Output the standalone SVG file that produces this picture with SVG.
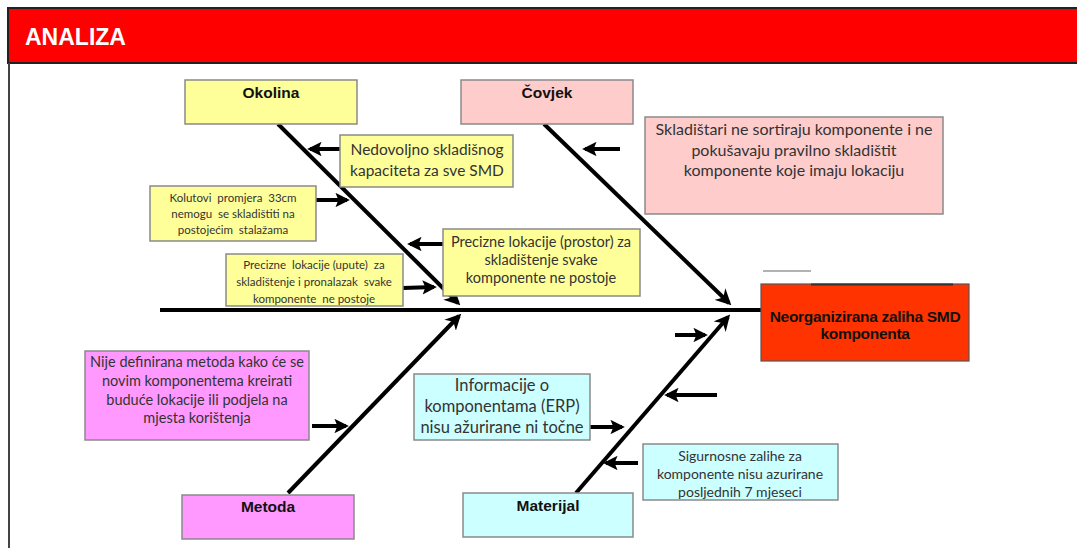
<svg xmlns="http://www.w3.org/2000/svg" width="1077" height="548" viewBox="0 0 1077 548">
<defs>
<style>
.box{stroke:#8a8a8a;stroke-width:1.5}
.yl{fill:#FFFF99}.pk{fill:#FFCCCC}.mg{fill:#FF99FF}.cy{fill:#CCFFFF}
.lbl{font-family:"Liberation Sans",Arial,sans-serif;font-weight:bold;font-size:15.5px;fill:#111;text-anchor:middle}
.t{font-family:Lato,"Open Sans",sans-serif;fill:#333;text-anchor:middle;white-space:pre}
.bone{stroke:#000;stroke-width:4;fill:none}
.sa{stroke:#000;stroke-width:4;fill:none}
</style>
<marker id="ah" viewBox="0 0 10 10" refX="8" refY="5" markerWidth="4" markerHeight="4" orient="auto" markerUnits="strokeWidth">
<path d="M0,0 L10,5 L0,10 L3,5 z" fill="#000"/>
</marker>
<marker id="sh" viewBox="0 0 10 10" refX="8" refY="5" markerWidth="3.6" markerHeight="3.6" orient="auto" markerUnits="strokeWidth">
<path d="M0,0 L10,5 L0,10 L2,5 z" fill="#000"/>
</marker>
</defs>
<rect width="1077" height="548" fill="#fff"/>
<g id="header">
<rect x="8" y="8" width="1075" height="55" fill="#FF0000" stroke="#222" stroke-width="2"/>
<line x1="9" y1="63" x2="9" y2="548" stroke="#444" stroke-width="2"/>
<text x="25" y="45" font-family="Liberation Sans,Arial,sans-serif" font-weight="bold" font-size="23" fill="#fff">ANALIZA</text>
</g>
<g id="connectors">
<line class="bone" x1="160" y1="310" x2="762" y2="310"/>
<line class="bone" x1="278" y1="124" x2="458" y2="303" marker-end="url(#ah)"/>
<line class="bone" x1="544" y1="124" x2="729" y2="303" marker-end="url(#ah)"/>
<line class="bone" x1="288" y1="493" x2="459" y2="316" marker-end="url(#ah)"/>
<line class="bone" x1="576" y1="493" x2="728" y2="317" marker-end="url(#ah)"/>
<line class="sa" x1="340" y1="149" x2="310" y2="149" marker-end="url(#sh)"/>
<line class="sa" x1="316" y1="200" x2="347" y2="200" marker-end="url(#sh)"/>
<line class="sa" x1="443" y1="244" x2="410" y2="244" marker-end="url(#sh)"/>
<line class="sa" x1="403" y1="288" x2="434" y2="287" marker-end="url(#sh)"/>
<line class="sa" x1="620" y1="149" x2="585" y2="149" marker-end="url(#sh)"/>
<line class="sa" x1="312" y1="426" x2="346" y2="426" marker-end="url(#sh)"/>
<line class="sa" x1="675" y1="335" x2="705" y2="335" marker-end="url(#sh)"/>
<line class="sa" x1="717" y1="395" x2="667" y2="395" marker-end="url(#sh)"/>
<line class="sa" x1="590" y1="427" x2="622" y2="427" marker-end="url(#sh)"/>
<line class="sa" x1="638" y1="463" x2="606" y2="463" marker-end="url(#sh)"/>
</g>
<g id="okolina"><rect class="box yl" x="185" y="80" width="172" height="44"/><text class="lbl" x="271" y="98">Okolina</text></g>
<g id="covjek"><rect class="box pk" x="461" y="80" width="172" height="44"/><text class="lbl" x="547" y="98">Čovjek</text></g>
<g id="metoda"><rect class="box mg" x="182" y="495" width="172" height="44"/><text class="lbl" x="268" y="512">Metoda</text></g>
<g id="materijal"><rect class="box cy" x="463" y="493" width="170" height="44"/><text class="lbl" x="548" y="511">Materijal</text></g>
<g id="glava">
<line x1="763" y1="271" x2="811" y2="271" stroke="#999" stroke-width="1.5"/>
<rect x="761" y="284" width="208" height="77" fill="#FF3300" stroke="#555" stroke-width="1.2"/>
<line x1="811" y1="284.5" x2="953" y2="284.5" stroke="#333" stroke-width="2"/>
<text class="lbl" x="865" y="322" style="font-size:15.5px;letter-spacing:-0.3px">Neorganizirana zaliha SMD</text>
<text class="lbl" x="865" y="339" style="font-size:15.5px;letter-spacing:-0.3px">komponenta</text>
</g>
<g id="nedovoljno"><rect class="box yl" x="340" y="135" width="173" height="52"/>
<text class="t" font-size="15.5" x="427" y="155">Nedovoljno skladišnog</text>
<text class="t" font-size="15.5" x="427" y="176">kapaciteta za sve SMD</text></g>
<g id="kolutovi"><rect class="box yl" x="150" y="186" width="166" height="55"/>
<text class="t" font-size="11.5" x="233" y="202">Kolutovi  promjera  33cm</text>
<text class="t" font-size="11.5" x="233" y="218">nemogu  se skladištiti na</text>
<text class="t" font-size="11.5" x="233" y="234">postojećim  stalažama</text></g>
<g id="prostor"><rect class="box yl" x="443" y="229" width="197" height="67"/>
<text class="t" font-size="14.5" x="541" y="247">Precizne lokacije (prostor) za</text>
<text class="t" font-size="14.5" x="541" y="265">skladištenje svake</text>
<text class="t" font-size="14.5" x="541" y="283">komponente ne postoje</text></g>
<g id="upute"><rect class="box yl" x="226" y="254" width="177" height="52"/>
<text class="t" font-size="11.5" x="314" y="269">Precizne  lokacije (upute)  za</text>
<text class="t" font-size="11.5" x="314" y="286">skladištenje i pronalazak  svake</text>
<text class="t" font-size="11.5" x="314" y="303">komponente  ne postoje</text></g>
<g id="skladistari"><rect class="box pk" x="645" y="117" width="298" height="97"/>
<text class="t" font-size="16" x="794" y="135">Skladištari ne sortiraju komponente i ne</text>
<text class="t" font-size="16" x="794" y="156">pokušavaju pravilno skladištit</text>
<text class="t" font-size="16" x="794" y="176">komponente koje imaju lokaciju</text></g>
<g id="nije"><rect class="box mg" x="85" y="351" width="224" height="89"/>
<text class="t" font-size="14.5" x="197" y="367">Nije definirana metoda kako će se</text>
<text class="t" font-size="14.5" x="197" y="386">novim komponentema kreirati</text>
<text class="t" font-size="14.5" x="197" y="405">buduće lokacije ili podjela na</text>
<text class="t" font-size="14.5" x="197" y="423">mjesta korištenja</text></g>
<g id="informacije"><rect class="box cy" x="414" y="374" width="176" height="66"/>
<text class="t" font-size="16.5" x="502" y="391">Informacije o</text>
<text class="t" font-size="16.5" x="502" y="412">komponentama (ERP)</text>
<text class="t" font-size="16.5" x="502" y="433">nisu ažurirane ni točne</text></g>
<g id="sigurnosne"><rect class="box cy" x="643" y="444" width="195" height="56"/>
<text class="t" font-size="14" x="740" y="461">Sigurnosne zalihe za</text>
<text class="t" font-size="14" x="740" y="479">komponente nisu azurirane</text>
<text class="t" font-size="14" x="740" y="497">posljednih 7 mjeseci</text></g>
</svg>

:::

▶ _Exercise aim_:
Leave every image out, and retype the material exactly.

▶ _Solution to this task_:
Output the standalone SVG file that produces this picture with SVG.
<svg xmlns="http://www.w3.org/2000/svg" width="1077" height="548" viewBox="0 0 1077 548">
<defs>
<style>
.box{stroke:#8a8a8a;stroke-width:1.5}
.yl{fill:#FFFF99}.pk{fill:#FFCCCC}.mg{fill:#FF99FF}.cy{fill:#CCFFFF}
.lbl{font-family:"Liberation Sans",Arial,sans-serif;font-weight:bold;font-size:15.5px;fill:#111;text-anchor:middle}
.t{font-family:Lato,"Open Sans",sans-serif;fill:#333;text-anchor:middle;white-space:pre}
.bone{stroke:#000;stroke-width:4;fill:none}
.sa{stroke:#000;stroke-width:4;fill:none}
</style>
<marker id="ah" viewBox="0 0 10 10" refX="8" refY="5" markerWidth="4" markerHeight="4" orient="auto" markerUnits="strokeWidth">
<path d="M0,0 L10,5 L0,10 L3,5 z" fill="#000"/>
</marker>
<marker id="sh" viewBox="0 0 10 10" refX="8" refY="5" markerWidth="3.6" markerHeight="3.6" orient="auto" markerUnits="strokeWidth">
<path d="M0,0 L10,5 L0,10 L2,5 z" fill="#000"/>
</marker>
</defs>
<rect width="1077" height="548" fill="#fff"/>
<g id="header">
<rect x="8" y="8" width="1075" height="55" fill="#FF0000" stroke="#222" stroke-width="2"/>
<line x1="9" y1="63" x2="9" y2="548" stroke="#444" stroke-width="2"/>
<text x="25" y="45" font-family="Liberation Sans,Arial,sans-serif" font-weight="bold" font-size="23" fill="#fff">ANALIZA</text>
</g>
<g id="connectors">
<line class="bone" x1="160" y1="310" x2="762" y2="310"/>
<line class="bone" x1="278" y1="124" x2="458" y2="303" marker-end="url(#ah)"/>
<line class="bone" x1="544" y1="124" x2="729" y2="303" marker-end="url(#ah)"/>
<line class="bone" x1="288" y1="493" x2="459" y2="316" marker-end="url(#ah)"/>
<line class="bone" x1="576" y1="493" x2="728" y2="317" marker-end="url(#ah)"/>
<line class="sa" x1="340" y1="149" x2="310" y2="149" marker-end="url(#sh)"/>
<line class="sa" x1="316" y1="200" x2="347" y2="200" marker-end="url(#sh)"/>
<line class="sa" x1="443" y1="244" x2="410" y2="244" marker-end="url(#sh)"/>
<line class="sa" x1="403" y1="288" x2="434" y2="287" marker-end="url(#sh)"/>
<line class="sa" x1="620" y1="149" x2="585" y2="149" marker-end="url(#sh)"/>
<line class="sa" x1="312" y1="426" x2="346" y2="426" marker-end="url(#sh)"/>
<line class="sa" x1="675" y1="335" x2="705" y2="335" marker-end="url(#sh)"/>
<line class="sa" x1="717" y1="395" x2="667" y2="395" marker-end="url(#sh)"/>
<line class="sa" x1="590" y1="427" x2="622" y2="427" marker-end="url(#sh)"/>
<line class="sa" x1="638" y1="463" x2="606" y2="463" marker-end="url(#sh)"/>
</g>
<g id="okolina"><rect class="box yl" x="185" y="80" width="172" height="44"/><text class="lbl" x="271" y="98">Okolina</text></g>
<g id="covjek"><rect class="box pk" x="461" y="80" width="172" height="44"/><text class="lbl" x="547" y="98">Čovjek</text></g>
<g id="metoda"><rect class="box mg" x="182" y="495" width="172" height="44"/><text class="lbl" x="268" y="512">Metoda</text></g>
<g id="materijal"><rect class="box cy" x="463" y="493" width="170" height="44"/><text class="lbl" x="548" y="511">Materijal</text></g>
<g id="glava">
<line x1="763" y1="271" x2="811" y2="271" stroke="#999" stroke-width="1.5"/>
<rect x="761" y="284" width="208" height="77" fill="#FF3300" stroke="#555" stroke-width="1.2"/>
<line x1="811" y1="284.5" x2="953" y2="284.5" stroke="#333" stroke-width="2"/>
<text class="lbl" x="865" y="322" style="font-size:15.5px;letter-spacing:-0.3px">Neorganizirana zaliha SMD</text>
<text class="lbl" x="865" y="339" style="font-size:15.5px;letter-spacing:-0.3px">komponenta</text>
</g>
<g id="nedovoljno"><rect class="box yl" x="340" y="135" width="173" height="52"/>
<text class="t" font-size="15.5" x="427" y="155">Nedovoljno skladišnog</text>
<text class="t" font-size="15.5" x="427" y="176">kapaciteta za sve SMD</text></g>
<g id="kolutovi"><rect class="box yl" x="150" y="186" width="166" height="55"/>
<text class="t" font-size="11.5" x="233" y="202">Kolutovi  promjera  33cm</text>
<text class="t" font-size="11.5" x="233" y="218">nemogu  se skladištiti na</text>
<text class="t" font-size="11.5" x="233" y="234">postojećim  stalažama</text></g>
<g id="prostor"><rect class="box yl" x="443" y="229" width="197" height="67"/>
<text class="t" font-size="14.5" x="541" y="247">Precizne lokacije (prostor) za</text>
<text class="t" font-size="14.5" x="541" y="265">skladištenje svake</text>
<text class="t" font-size="14.5" x="541" y="283">komponente ne postoje</text></g>
<g id="upute"><rect class="box yl" x="226" y="254" width="177" height="52"/>
<text class="t" font-size="11.5" x="314" y="269">Precizne  lokacije (upute)  za</text>
<text class="t" font-size="11.5" x="314" y="286">skladištenje i pronalazak  svake</text>
<text class="t" font-size="11.5" x="314" y="303">komponente  ne postoje</text></g>
<g id="skladistari"><rect class="box pk" x="645" y="117" width="298" height="97"/>
<text class="t" font-size="16" x="794" y="135">Skladištari ne sortiraju komponente i ne</text>
<text class="t" font-size="16" x="794" y="156">pokušavaju pravilno skladištit</text>
<text class="t" font-size="16" x="794" y="176">komponente koje imaju lokaciju</text></g>
<g id="nije"><rect class="box mg" x="85" y="351" width="224" height="89"/>
<text class="t" font-size="14.5" x="197" y="367">Nije definirana metoda kako će se</text>
<text class="t" font-size="14.5" x="197" y="386">novim komponentema kreirati</text>
<text class="t" font-size="14.5" x="197" y="405">buduće lokacije ili podjela na</text>
<text class="t" font-size="14.5" x="197" y="423">mjesta korištenja</text></g>
<g id="informacije"><rect class="box cy" x="414" y="374" width="176" height="66"/>
<text class="t" font-size="16.5" x="502" y="391">Informacije o</text>
<text class="t" font-size="16.5" x="502" y="412">komponentama (ERP)</text>
<text class="t" font-size="16.5" x="502" y="433">nisu ažurirane ni točne</text></g>
<g id="sigurnosne"><rect class="box cy" x="643" y="444" width="195" height="56"/>
<text class="t" font-size="14" x="740" y="461">Sigurnosne zalihe za</text>
<text class="t" font-size="14" x="740" y="479">komponente nisu azurirane</text>
<text class="t" font-size="14" x="740" y="497">posljednih 7 mjeseci</text></g>
</svg>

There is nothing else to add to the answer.